⟨

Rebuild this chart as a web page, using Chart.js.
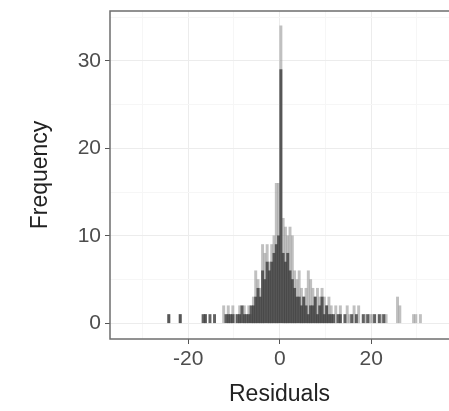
<!DOCTYPE html>
<html>
<head>
<meta charset="utf-8">
<script src="https://cdn.jsdelivr.net/npm/chart.js@4"></script>
<style>
  html, body { margin: 0; padding: 0; background: #ffffff; }
  #wrap { width: 449px; height: 411px; }
</style>
</head>
<body>
<div id="wrap"><canvas id="resid-chart" width="449" height="411"></canvas></div>
<script>
// Residual histogram, bin width 0.5 (bin centres)
const darkBins = [-24.25, -21.75, -16.75, -16.25, -15.25, -14.25, -11.75, -11.25, -10.75, -10.25, -9.25, -8.75,
  -8.25, -7.75, -7.25, -6.75, -6.25, -5.75, -5.25, -4.75, -4.25, -3.75, -3.25, -2.75, -2.25, -1.75, -1.25,
  -0.75, -0.25, 0.25, 0.75, 1.25, 1.75, 2.25, 2.75, 3.25, 3.75, 4.25, 4.75, 5.25, 5.75, 6.25, 6.75, 7.25,
  7.75, 8.25, 8.75, 9.25, 9.75, 10.25, 10.75, 11.25, 11.75, 12.75, 13.25, 14.25, 15.75, 16.75, 18.25,
  19.25, 20.75, 21.75, 22.75];
const darkCounts = [1, 1, 1, 1, 1, 1, 1, 1, 1, 1, 1, 1,
  2, 1, 1, 1, 2, 2, 3, 4, 3, 6, 5, 7, 6, 7, 8,
  9, 10, 29, 8, 7, 8, 6, 5, 4, 3, 3, 2, 3, 2, 1, 2, 2,
  3, 1, 2, 3, 1, 2, 1, 1, 1, 1, 1, 1, 1, 1, 1,
  1, 1, 1, 1];

const lightBins = [-24.25, -21.75, -16.25, -12.25, -11.25, -10.25, -9.75, -8.75, -7.75, -6.75, -6.25, -5.75,
  -5.25, -4.75, -4.25, -3.75, -3.25, -2.75, -2.25, -1.75, -1.25, -0.75, -0.25, 0.25, 0.75, 1.25, 1.75,
  2.25, 2.75, 3.25, 3.75, 4.25, 4.75, 5.25, 5.75, 6.25, 6.75, 7.25, 7.75, 8.25, 8.75, 9.25, 9.75, 10.25,
  10.75, 11.25, 12.25, 13.25, 14.75, 15.25, 16.25, 17.25, 18.75, 19.75, 20.25, 22.25, 23.25, 25.75,
  26.25, 29.25, 29.75, 30.75];
const lightCounts = [1, 1, 1, 2, 2, 2, 1, 2, 2, 2, 1, 3,
  6, 5, 4, 9, 8, 9, 7, 9, 10, 16, 16, 34, 12, 11, 10,
  11, 10, 6, 5, 6, 4, 3, 4, 6, 5, 4, 3, 4, 3, 4, 3, 2,
  3, 2, 2, 2, 2, 1, 2, 2, 1, 1, 1, 1, 1, 3,
  2, 1, 1, 1];

const xTickLabels = [-20, 0, 20];
const yTickLabels = [0, 10, 20, 30];

function toPoints(bins, counts) {
    return bins.map((b, i) => ({ x: b, y: counts[i] }));
}

// ggplot-like panel border
const panelBorder = {
    id: 'panelBorder',
    afterDraw(chart) {
        const a = chart.chartArea;
        const ctx = chart.ctx;
        ctx.save();
        ctx.strokeStyle = '#6e6e6e';
        ctx.lineWidth = 1.5;
        ctx.strokeRect(a.left, a.top, a.right - a.left + 5, a.bottom - a.top);
        ctx.restore();
    }
};

const tickFont = { family: 'Liberation Sans, Arial, sans-serif', size: 21 };
const titleFont = { family: 'Liberation Sans, Arial, sans-serif', size: 23 };

new Chart(document.getElementById('resid-chart'), {
    type: 'bar',
    data: {
        datasets: [{
            label: 'dark',
            data: toPoints(darkBins, darkCounts),
            backgroundColor: 'rgba(64, 64, 64, 0.82)',
            borderWidth: 0
        }, {
            label: 'light',
            data: toPoints(lightBins, lightCounts),
            backgroundColor: 'rgba(150, 150, 150, 0.6)',
            borderWidth: 0
        }]
    },
    options: {
        responsive: false,
        animation: false,
        events: [],
        grouped: false,
        barPercentage: 1,
        categoryPercentage: 1,
        layout: { padding: { top: 11, right: 0, left: 0, bottom: 0 } },
        plugins: {
            legend: { display: false },
            tooltip: { enabled: false }
        },
        scales: {
            x: {
                type: 'linear',
                offset: false,
                min: -37.1,
                max: 37.0,
                afterFit(scale) {
                    scale.height = 72;
                    scale.paddingLeft = 0;
                    scale.paddingRight = 0;
                },
                grid: {
                    offset: false,
                    color: ctx => (ctx.tick && xTickLabels.includes(ctx.tick.value)) ? '#ececec' : '#f6f6f6',
                    tickColor: ctx => (ctx.tick && xTickLabels.includes(ctx.tick.value)) ? '#555555' : 'rgba(0,0,0,0)',
                    tickLength: 5
                },
                border: { display: false },
                ticks: {
                    stepSize: 10,
                    includeBounds: false,
                    autoSkip: false,
                    maxRotation: 0,
                    padding: 3,
                    color: '#4d4d4d',
                    font: tickFont,
                    callback: v => xTickLabels.includes(v) ? String(v) : ''
                },
                title: {
                    display: true,
                    text: 'Residuals',
                    color: '#222222',
                    font: titleFont,
                    padding: { top: 0, bottom: 3 }
                }
            },
            y: {
                type: 'linear',
                min: -1.8,
                max: 35.7,
                afterFit(scale) {
                    scale.width = 110;
                    scale.paddingTop = 0;
                    scale.paddingBottom = 0;
                },
                grid: {
                    color: ctx => (ctx.tick && yTickLabels.includes(ctx.tick.value)) ? '#ececec' : '#f6f6f6',
                    tickColor: ctx => (ctx.tick && yTickLabels.includes(ctx.tick.value)) ? '#555555' : 'rgba(0,0,0,0)',
                    tickLength: 5
                },
                border: { display: false },
                ticks: {
                    stepSize: 5,
                    includeBounds: false,
                    autoSkip: false,
                    padding: 4,
                    color: '#4d4d4d',
                    font: tickFont,
                    callback: v => yTickLabels.includes(v) ? String(v) : ''
                },
                title: {
                    display: true,
                    text: 'Frequency',
                    color: '#222222',
                    font: titleFont,
                    padding: { top: 27, bottom: 0 }
                }
            }
        }
    },
    plugins: [panelBorder]
});
</script>
</body>
</html>
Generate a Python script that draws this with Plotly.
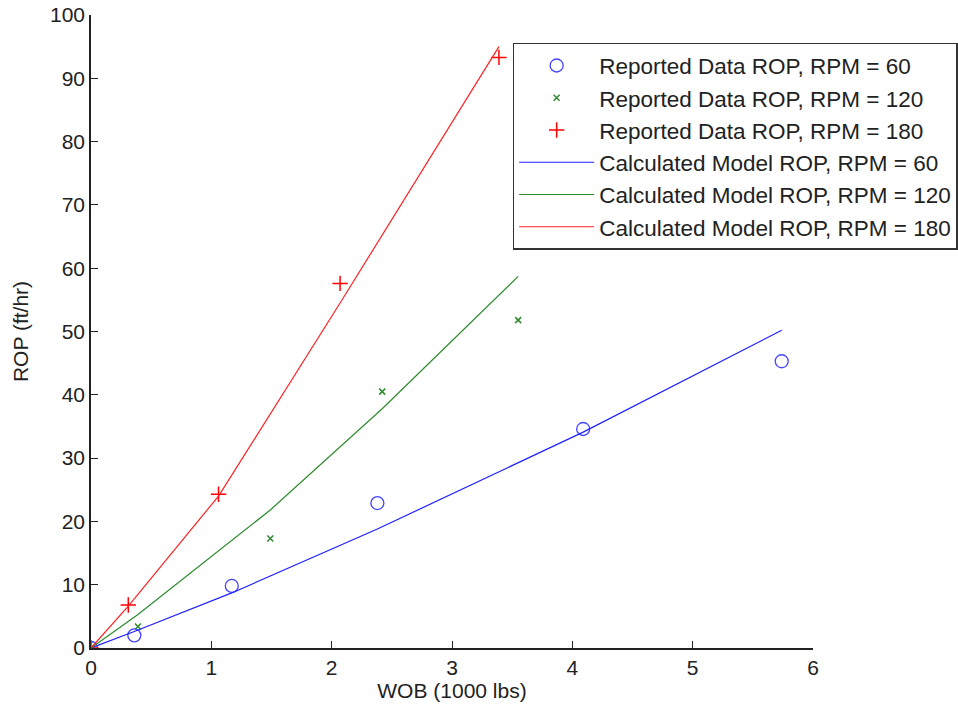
import plotly.graph_objects as go

# Reported data
wob_60 = [0, 0.36, 1.17, 2.38, 4.09, 5.74]
rop_60 = [0, 2.0, 9.8, 22.9, 34.6, 45.3]
wob_120 = [0, 0.39, 1.49, 2.42, 3.55]
rop_120 = [0, 3.4, 17.3, 40.5, 51.8]
wob_180 = [0, 0.31, 1.06, 2.07, 3.39]
rop_180 = [0, 6.8, 24.3, 57.6, 93.3]

# Calculated model
model_60 = [0, 2.6, 8.7, 18.8, 34.1, 50.2]
model_120 = [0, 5.3, 21.8, 37.8, 58.7]
model_180 = [0, 6.6, 24.0, 54.5, 95.0]

x_ticks = [0, 1, 2, 3, 4, 5, 6]
y_ticks = [0, 10, 20, 30, 40, 50, 60, 70, 80, 90, 100]

BLUE = "#2020ff"
GREEN = "#2e8b2e"
RED = "#ff2020"
FONT = "Liberation Sans, Arial"
FS = 21

fig = go.Figure()
fig.add_trace(go.Scatter(x=wob_60, y=rop_60, mode="markers", name="Reported Data ROP, RPM = 60",
                         marker=dict(symbol="circle-open", size=13, color="#4444ff", line=dict(width=1.3)),
                         legendgroup="a"))
fig.add_trace(go.Scatter(x=wob_120, y=rop_120, mode="markers", name="Reported Data ROP, RPM = 120",
                         marker=dict(symbol="x-thin-open", size=6, color=GREEN, line=dict(width=1.5)),
                         legendgroup="b"))
fig.add_trace(go.Scatter(x=wob_180, y=rop_180, mode="markers", name="Reported Data ROP, RPM = 180",
                         marker=dict(symbol="cross-thin-open", size=11, color="#ff0000", line=dict(width=1.5)),
                         legendgroup="c"))
fig.add_trace(go.Scatter(x=wob_60, y=model_60, mode="lines", name="Calculated Model ROP, RPM = 60",
                         line=dict(color=BLUE, width=1.2), legendgroup="d"))
fig.add_trace(go.Scatter(x=wob_120, y=model_120, mode="lines", name="Calculated Model ROP, RPM = 120",
                         line=dict(color=GREEN, width=1.2), legendgroup="e"))
fig.add_trace(go.Scatter(x=wob_180, y=model_180, mode="lines", name="Calculated Model ROP, RPM = 180",
                         line=dict(color=RED, width=1.2), legendgroup="f"))

axis_common = dict(
    showline=True, linecolor="#222", linewidth=1.5, mirror=False,
    ticks="inside", ticklen=7, tickcolor="#222", tickwidth=1.2,
    showgrid=False, zeroline=False, automargin=False,
    tickfont=dict(family=FONT, size=FS, color="#222"),
)

fig.update_layout(
    width=958, height=710,
    margin=dict(l=91, r=145, t=15, b=62, autoexpand=False),
    paper_bgcolor="white", plot_bgcolor="white",
    font=dict(family=FONT, size=FS, color="#222"),
    xaxis=dict(range=[0, 6], tickvals=x_ticks,
               title=dict(text="WOB (1000 lbs)", font=dict(size=FS), standoff=4), **axis_common),
    yaxis=dict(range=[0, 100], tickvals=y_ticks,
               title=dict(text="ROP (ft/hr)", font=dict(size=FS), standoff=16), **axis_common),
    legend=dict(x=0.584, y=0.956, xanchor="left", yanchor="top",
                bordercolor="#333", borderwidth=1.5, bgcolor="white",
                font=dict(size=22.5, color="#222"), tracegroupgap=2,
                itemwidth=75, traceorder="normal"),
    showlegend=True,
)

fig.write_html("out.html")
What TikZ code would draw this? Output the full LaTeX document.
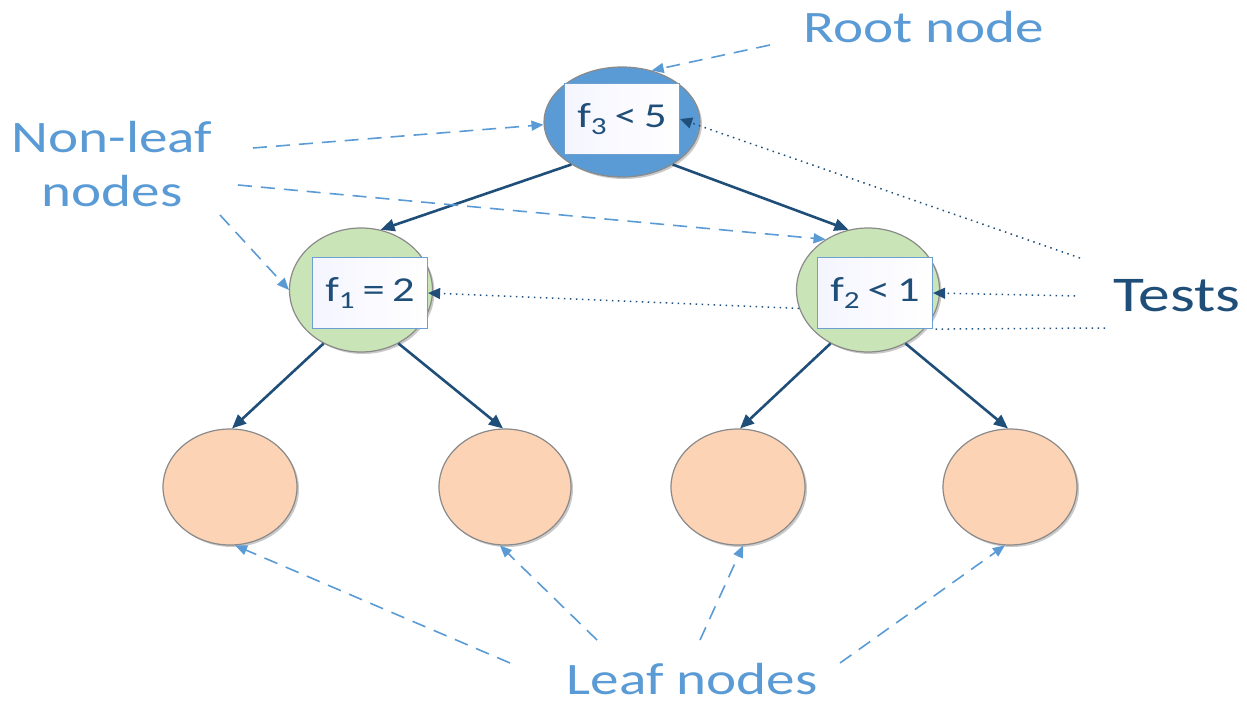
\documentclass[tikz,border=0pt]{standalone}
\usepackage{fontspec}
\setmainfont{Carlito}
\usetikzlibrary{arrows.meta,shadows,shapes.geometric}
\definecolor{lblue}{HTML}{5B9BD5}
\definecolor{dblue}{HTML}{1F4E79}
\definecolor{rootfill}{HTML}{5B9BD5}
\definecolor{greenfill}{HTML}{C9E4B6}
\definecolor{leaffill}{HTML}{FDD3B5}
\definecolor{boxline}{HTML}{6C9FD2}
\definecolor{rimgray}{HTML}{8A8A8A}
% text is set slightly widened throughout
\newcommand{\wide}[1]{\scalebox{1.27}[1]{#1}}
\tikzset{
  x=1pt, y=-1pt,
  treenode/.style={ellipse, draw=rimgray, line width=1.2pt,
    drop shadow={shadow xshift=2pt, shadow yshift=-2pt, opacity=0.35, fill=black!60}},
  testbox/.style={draw=boxline, line width=1.2pt, left color=blue!4, right color=white,
    minimum width=115pt, minimum height=71pt, inner sep=0pt, text=dblue,
    font=\fontsize{35}{40}\selectfont},
  branch/.style={draw=dblue, line width=2.6pt, -{Triangle[length=14pt,width=12pt]}},
  callout/.style={draw=lblue, line width=1.6pt, dash pattern=on 14pt off 9pt,
    -{Triangle[length=12pt,width=10pt]}},
  testline/.style={draw=dblue, line width=1.5pt, dash pattern=on 1.5pt off 4.5pt},
  testarrow/.style={testline, -{Triangle[length=12pt,width=11pt]}},
  labeltext/.style={text=lblue, font=\fontsize{45}{54}\selectfont, anchor=base, inner sep=0pt}
}
\begin{document}
\begin{tikzpicture}
\useasboundingbox (0,0) rectangle (1247,703);

% tree nodes
\node[treenode, fill=rootfill, minimum width=156pt, minimum height=110pt] (root) at (622,122) {};
\node[treenode, fill=greenfill, minimum width=143pt, minimum height=124pt] (left) at (361,290) {};
\node[treenode, fill=greenfill, minimum width=143pt, minimum height=124pt] (right) at (868,290) {};
\node[treenode, fill=leaffill, minimum width=134pt, minimum height=116pt] (l1) at (230,487) {};
\node[treenode, fill=leaffill, minimum width=132pt, minimum height=116pt] (l2) at (505,487) {};
\node[treenode, fill=leaffill, minimum width=134pt, minimum height=116pt] (l3) at (738,487) {};
\node[treenode, fill=leaffill, minimum width=134pt, minimum height=116pt] (l4) at (1010,487) {};

% test boxes
\node[testbox] (troot) at (622,119) {\wide{f\textsubscript{3}\,<\,5}};
\node[testbox] (tleft) at (370,293) {\wide{f\textsubscript{1}\,=\,2}};
\node[testbox] (tright) at (875,293) {\wide{f\textsubscript{2}\,<\,1}};

% branches
\draw[branch] (root.220) -- (left.72);
\draw[branch] (root.320) -- (right.108);
\draw[branch] (left.235) -- (l1.88);
\draw[branch] (left.305) -- (l2.92);
\draw[branch] (right.235) -- (l3.88);
\draw[branch] (right.305) -- (l4.92);

% labels
\node[labeltext] (rootlbl) at (924,43) {\wide{Root node}};
\node[labeltext] (nonleaf) at (112,153)
  {\wide{\begin{tabular}[t]{@{}c@{}}Non-leaf\\nodes\end{tabular}}};
\node[labeltext] (leaflbl) at (692,694) {\wide{Leaf nodes}};
\node[labeltext, text=dblue, font=\fontsize{50}{56}\selectfont] (tests) at (1177,312) {\wide{Tests}};

% dashed callouts
\coordinate (rootsrc) at (770,45);
\draw[callout] (rootsrc) -- (root.60);
\coordinate (nl1) at (253,148);
\coordinate (nl2) at (238,185);
\coordinate (nl3) at (220,215);
\draw[callout] (nl1) -- (root.182);
\draw[callout] (nl2) -- (right.130);
\draw[callout] (nl3) -- (left.180);
\coordinate (lf1) at (510,663);
\coordinate (lf2) at (597,640);
\coordinate (lf3) at (700,640);
\coordinate (lf4) at (840,663);
\draw[callout] (lf1) -- (l1.275);
\draw[callout] (lf2) -- (l2.265);
\draw[callout] (lf3) -- (l3.275);
\draw[callout] (lf4) -- (l4.265);

% dotted test pointers
\coordinate (ts1) at (1080,258);
\coordinate (ts2) at (1075,296);
\coordinate (ts3) at (1105,328);
\draw[testarrow] (ts1) -- (troot.east);
\draw[testarrow] (ts2) -- (tright.east);
\draw[testline] (ts3) -- (tright.south east);
\draw[testarrow] (right.195) -- (tleft.east);
\end{tikzpicture}
\end{document}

⟩

Of the lines above, copy only those from the one holding "Generate a Python" to the one holding "import plotly.graph_objects as go", both included, and exclude every image.

— Expected answer —
Generate a Python script that draws this with Plotly.
import plotly.graph_objects as go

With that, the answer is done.